Der Duft einer Stadt:L'Eau de Krefeld

Nach Gingko, Moschus und Lavendel soll Krefeld duften. Der Oberbürgermeister der Stadt hat die urbanen Gerüche in Flaschen füllen lassen - und trägt den Duft selbst auf der Haut.

Dirk Graalmann

Eigentlich kann sich Gregor Kathstede auf seinen politischen Riecher verlassen. Der CDU-Politiker ist schließlich Oberbürgermeister der Stadt Krefeld. Dieses eine Mal aber vertraute er lieber auf das Urteil seiner Frau Claudia. Als sie ihn gut riechen konnte, war Kathstede zufrieden. Es war die Geburtsstunde des städtischen Dufts. "Meine Gattin hat gestrahlt, als ich es aufgelegt hatte", erzählt Kathstede stolz. Die Kommune hat nun ihr eigenes Parfum; so riecht nur Krefeld.

Lavendel

Ob Krefeld wirklich nach provenzalischen Lavendelfeldern duftet?

(Foto: Foto: iStockphotos)

Die Stadt, 240.000 Einwohner, hat eine lange Geschichte; seit dem 13. Jahrhundert im Besitz der Stadtrechte, die Seidenbarone brachten Wohlstand und Ansehen. Inzwischen ist die Stadt eine Haushaltssicherungskommune, ein Seidenweber-Denkmal erinnert an den früheren Glanz, statt Samt werden nun Spülsteine produziert. Die Henkel KGaA hat hier eine Tochterfirma angesiedelt, die Düfte für die Produkte des Konzerns entwickelt und in der sieben der bundesweit nur gut 30 Parfumeure arbeiten.

Erfolg bei den Frauen

Einer von ihnen kam bei einem offiziellen Termin mit dem Stadtvater ins Gespräch. Sie redeten auch über die Eigenheiten der Stadt, die Befindlichkeit der Leute und gemeinsame Identität - am Ende stand die Idee, das Gefühl in Flaschen zu gießen. Werner Faber bekam die Aufgabe, die Identität zum Duften zu bringen. Der Parfumeur ist in Krefeld geboren, er weiß, wie die Leute ticken. "Etwas konservativ" sei die Bevölkerung, findet er, entsprechend hätte er den Duft angelegt. Er wollte, so Faber, "das Flair der Stadt einfangen". Und nach einem halben Jahr Entwicklungszeit weiß man auch, wonach Krefeld riecht.

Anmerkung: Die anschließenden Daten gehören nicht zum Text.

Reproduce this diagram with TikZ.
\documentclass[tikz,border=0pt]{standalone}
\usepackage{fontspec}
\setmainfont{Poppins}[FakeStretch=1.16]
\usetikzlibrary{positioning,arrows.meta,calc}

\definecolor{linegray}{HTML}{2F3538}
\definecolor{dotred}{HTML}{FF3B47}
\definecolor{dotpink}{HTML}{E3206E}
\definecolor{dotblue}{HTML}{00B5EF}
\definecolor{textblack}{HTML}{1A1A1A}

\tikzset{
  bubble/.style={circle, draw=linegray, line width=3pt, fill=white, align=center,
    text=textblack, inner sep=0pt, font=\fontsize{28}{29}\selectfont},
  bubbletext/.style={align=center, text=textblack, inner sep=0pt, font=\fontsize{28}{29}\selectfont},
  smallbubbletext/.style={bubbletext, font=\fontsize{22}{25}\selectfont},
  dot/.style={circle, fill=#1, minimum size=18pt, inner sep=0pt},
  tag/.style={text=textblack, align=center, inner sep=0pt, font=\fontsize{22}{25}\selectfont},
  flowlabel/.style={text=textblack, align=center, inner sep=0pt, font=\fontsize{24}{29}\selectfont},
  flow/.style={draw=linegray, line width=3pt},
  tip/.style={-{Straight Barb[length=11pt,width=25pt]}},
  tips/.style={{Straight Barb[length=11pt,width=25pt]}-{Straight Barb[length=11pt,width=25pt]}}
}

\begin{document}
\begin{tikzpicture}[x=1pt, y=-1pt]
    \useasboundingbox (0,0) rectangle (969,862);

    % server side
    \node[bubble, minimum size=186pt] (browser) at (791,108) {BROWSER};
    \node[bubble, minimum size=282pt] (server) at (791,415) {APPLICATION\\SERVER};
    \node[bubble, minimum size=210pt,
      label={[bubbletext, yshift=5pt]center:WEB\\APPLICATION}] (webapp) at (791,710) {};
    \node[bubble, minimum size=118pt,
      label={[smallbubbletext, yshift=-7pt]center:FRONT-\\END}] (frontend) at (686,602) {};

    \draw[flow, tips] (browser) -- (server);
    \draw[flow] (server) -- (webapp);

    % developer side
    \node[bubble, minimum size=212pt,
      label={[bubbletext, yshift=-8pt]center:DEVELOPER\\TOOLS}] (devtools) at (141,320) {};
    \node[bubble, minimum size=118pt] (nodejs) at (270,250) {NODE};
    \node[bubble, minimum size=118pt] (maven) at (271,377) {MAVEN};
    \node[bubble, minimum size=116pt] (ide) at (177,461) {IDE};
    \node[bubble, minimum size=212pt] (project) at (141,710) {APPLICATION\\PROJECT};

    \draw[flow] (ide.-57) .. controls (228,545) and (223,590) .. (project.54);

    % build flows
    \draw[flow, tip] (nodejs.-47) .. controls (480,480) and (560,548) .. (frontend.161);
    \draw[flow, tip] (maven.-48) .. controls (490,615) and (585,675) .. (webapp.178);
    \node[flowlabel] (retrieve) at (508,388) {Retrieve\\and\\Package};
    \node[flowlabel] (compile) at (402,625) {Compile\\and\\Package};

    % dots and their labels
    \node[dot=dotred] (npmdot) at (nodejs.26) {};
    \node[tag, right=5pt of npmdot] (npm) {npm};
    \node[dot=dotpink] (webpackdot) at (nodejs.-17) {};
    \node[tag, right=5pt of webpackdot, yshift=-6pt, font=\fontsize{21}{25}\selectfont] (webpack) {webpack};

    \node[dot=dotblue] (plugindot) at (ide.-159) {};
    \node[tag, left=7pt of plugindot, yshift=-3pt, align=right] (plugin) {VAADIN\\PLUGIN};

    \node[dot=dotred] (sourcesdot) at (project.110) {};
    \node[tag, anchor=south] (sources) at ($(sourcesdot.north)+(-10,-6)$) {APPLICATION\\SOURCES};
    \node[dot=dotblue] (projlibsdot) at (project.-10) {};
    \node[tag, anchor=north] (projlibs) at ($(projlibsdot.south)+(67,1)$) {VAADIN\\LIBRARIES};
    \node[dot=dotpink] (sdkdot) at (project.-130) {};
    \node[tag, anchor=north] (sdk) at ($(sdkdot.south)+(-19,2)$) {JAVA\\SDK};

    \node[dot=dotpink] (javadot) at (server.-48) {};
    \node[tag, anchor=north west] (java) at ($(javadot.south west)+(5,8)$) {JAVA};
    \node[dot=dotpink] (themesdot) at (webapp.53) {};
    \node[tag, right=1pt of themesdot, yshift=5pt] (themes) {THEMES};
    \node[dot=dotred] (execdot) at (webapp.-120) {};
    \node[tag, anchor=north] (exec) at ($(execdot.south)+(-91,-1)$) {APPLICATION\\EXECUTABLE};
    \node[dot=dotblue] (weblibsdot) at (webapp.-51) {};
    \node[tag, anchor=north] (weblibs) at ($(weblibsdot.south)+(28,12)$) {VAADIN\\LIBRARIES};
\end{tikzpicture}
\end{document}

Es ist eine Mischung aus Gingko, ein klein wenig Patschuli, etwas Moschus, hier ein bisschen Nelke und da noch eine Prise Lavendel. Eine exquisite Mischung, "ein bisschen wie die Sachen von Boss", findet Faber. Nur für einen exquisiten Namen hat es dann nicht gereicht: Das Eau de Toilette heißt "Homme" für den Herren und "Femme" für die Frau.

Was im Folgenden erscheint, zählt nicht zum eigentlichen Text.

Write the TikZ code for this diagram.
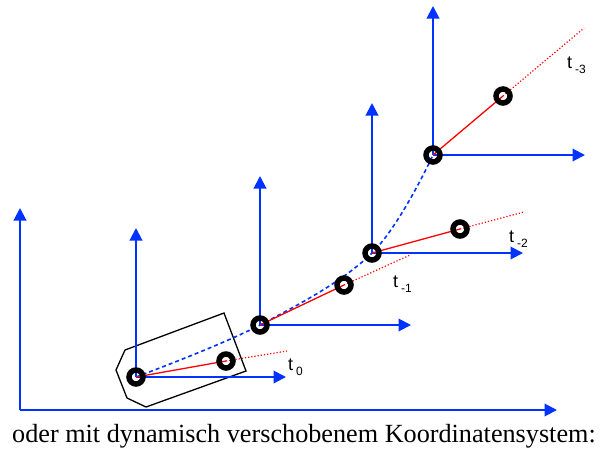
\documentclass[tikz,border=0pt]{standalone}
\usepackage{fontspec}
\setmainfont{Liberation Serif}
\setsansfont{Liberation Sans}
\usetikzlibrary{arrows.meta}
\definecolor{axblue}{RGB}{0,51,255}

\newcommand{\tlab}[1]{t\,\raisebox{-5pt}{\fontsize{12}{12}\selectfont #1}}

\begin{document}
\begin{tikzpicture}[
  x=1pt,y=-1pt,
  axis/.style={draw=axblue,line width=2pt,-{Triangle[length=12.5pt,width=12.5pt]}},
  link/.style={red,line width=1.3pt},
  ext/.style={red,line width=1.2pt,dotted},
  track/.style={axblue,line width=1.6pt,dash pattern=on 4pt off 3pt},
  ring/.style={circle,draw,line width=5.5pt,minimum size=14pt,inner sep=0pt},
  tlabel/.style={font=\sffamily\fontsize{18}{18}\selectfont,inner sep=0pt,anchor=base west},
  body/.style={draw,line width=1.3pt}
]
\useasboundingbox (0,0) rectangle (601,455);

% feste Achsen
\coordinate (O) at (20,410);
\coordinate (Oy) at (20,208);
\coordinate (Ox) at (557,410);

% mitbewegte Koordinatensysteme
\coordinate (f0) at (136,377);
\coordinate (f1) at (260,325);
\coordinate (f2) at (372,253);
\coordinate (f3) at (433,155);
\coordinate (fy0) at (136,228);
\coordinate (fy1) at (260,176);
\coordinate (fy2) at (372,103);
\coordinate (fy3) at (433,6);
\coordinate (fx0) at (286,377);
\coordinate (fx1) at (411,325);
\coordinate (fx2) at (523,253);
\coordinate (fx3) at (585,155);

% Vorderraeder und Verlaengerungen
\coordinate (w0) at (226,361);
\coordinate (w1) at (344,285);
\coordinate (w2) at (460,229);
\coordinate (w3) at (503,96);
\coordinate (e0) at (287,351);
\coordinate (e1) at (410,255);
\coordinate (e2) at (524,212);
\coordinate (e3) at (584,28);

\draw[body] (116,370) -- (125,350) -- (224,313) -- (246,371) -- (146,407) -- (127,398) -- cycle;

\draw[track] plot[smooth,tension=0.6] coordinates {(136,377) (260,325) (372,253) (433,155)};

\draw[axis] (O)--(Oy);
\draw[axis] (O)--(Ox);
\foreach \i in {0,1,2,3}{
  \draw[axis] (f\i)--(fy\i);
  \draw[axis] (f\i)--(fx\i);
  \draw[link] (f\i)--(w\i);
  \draw[ext] (w\i)--(e\i);
}

\foreach \i in {0,1,2,3}{
  \node[ring] (rf\i) at (f\i) {};
  \node[ring] (rw\i) at (w\i) {};
}

\node[tlabel] (t0) at (288,370) {\tlab{0}};
\node[tlabel] (t1) at (393,287) {\tlab{-1}};
\node[tlabel] (t2) at (509,242) {\tlab{-2}};
\node[tlabel] (t3) at (567,68) {\tlab{-3}};

\node[anchor=base west,inner sep=0pt,font=\fontsize{26.2}{32}\selectfont] (cap) at (12,442) {oder mit dynamisch verschobenem Koordinatensystem:};
\end{tikzpicture}
\end{document}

Vor kurzem wurde das Wässerchen der Öffentlichkeit präsentiert. "Es wurde uns aus den Händen gerissen", erzählt Kathstede. Es klingt, als habe er ein Aphrodisiakum erfunden. Die ersten 700 Fläschchen sind ausverkauft, derzeit werden 10.000 Flakons nachproduziert. Es gebe reichlich Interessenten, so Kathstede. Firmen wollen ihren Geschäftskunden das Wässerchen gern unter den Christbaum legen, auch größere Parfümerie-Ketten hätten schon angefragt. Sie wollen "Krefeld Homme" ins Sortiment aufnehmen - wohl irgendwo zwischen Calvin Klein und Paloma Picasso.

Nur der Opposition im Krefelder Stadtrat stinkt's gewaltig, weil der Oberbürgermeister sich den Duft einiges kosten ließ. Die Stadt ging mit einem hohen fünfstelligen Betrag in Vorleistung, dafür verzichtete Henkel auf die üblichen Entwicklungskosten. Nun kassiert die Stadt an jeder Riechprobe mit. Für 24,95 Euro kann man sich Krefeld auf die Haut tröpfeln. Kathstede hat sich schon eingedeckt. Selbst im Urlaub trägt der Oberbürgermeister seine Herkunft mittels Duftwolke mit sich herum. Er parfümiere sich zwar nicht exzessiv, erzählt der 44-Jährige stolz, aber erste Reaktionen habe er schon bemerkt: "Ab und an lächelt mich mal eine Frau an."